I had few friends at school and when I was dropped into university it was like
shell shock! Nothing to talk about.

I was lucky enough to make a couple of good mates and later made a really good
friend on my course (at first I was really rude to him - he was being friendly
and I had no idea how to respond). Beyond that group of 8 or so people I
struggle to interact socially (or used to).

I get the thinking behind this exercise is great: Im just worried your setting
a lot by it. I've spent time studying social interaction becuase i find it
interesting. Take talking to people on buses - your unlikely to make headway
of any sort _all the time_ because people just dont respond to that. The
social consensus tells people that if someone talks to them in that situation
out of the blue they are either mad or bad! I mentioned familiartiy before:
generally people will accept nods, a shared joke or very very minor small talk
in the situations your putting yourself in. If they see you in that context a
few times in a row they will be happier to open up more because of familiarity
(he talkjed to me before, the world didnt end, safe).
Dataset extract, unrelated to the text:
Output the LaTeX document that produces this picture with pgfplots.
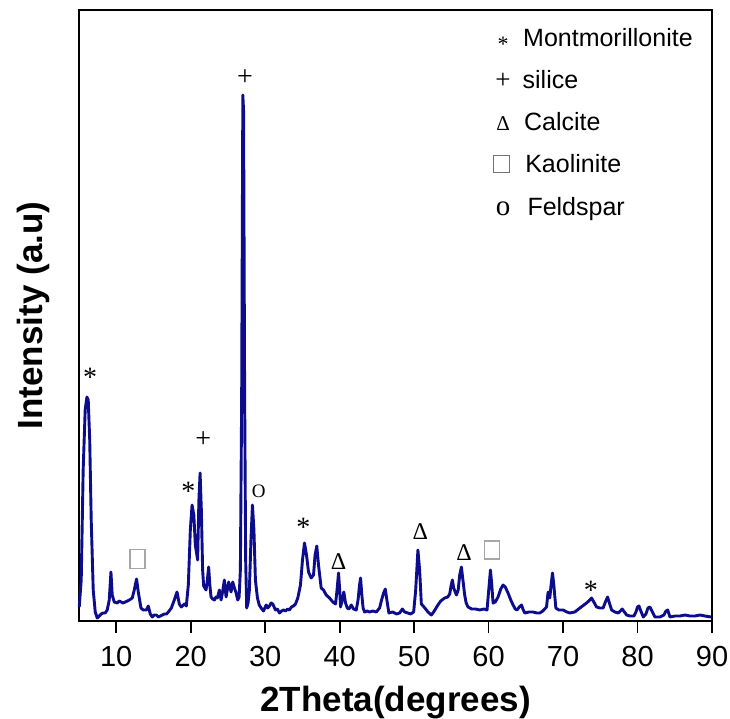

I think your 30days thing will be of value as long as your take away is that
people are very introvert people generally and your social difficulties are
perhaps exacerbated but not unique (aka everyone feels a _bit_ like that). I
do feel the most _important_ thing is to make longer term friendships. They
will be a lot more beneficial (in my experience)

EDIT: where do you live? Im guessing the US which is the shame otherwise I
would happily pop by and say hi in person (meeting someone I had "broken ice"
with online really helped me once).

EDIT: to add a bit more - you've done amazingly well to get this far in.
congrats! The secret is, Im guessing, that most "normal" (as in socially
comfortable) wouldnt have made it this far.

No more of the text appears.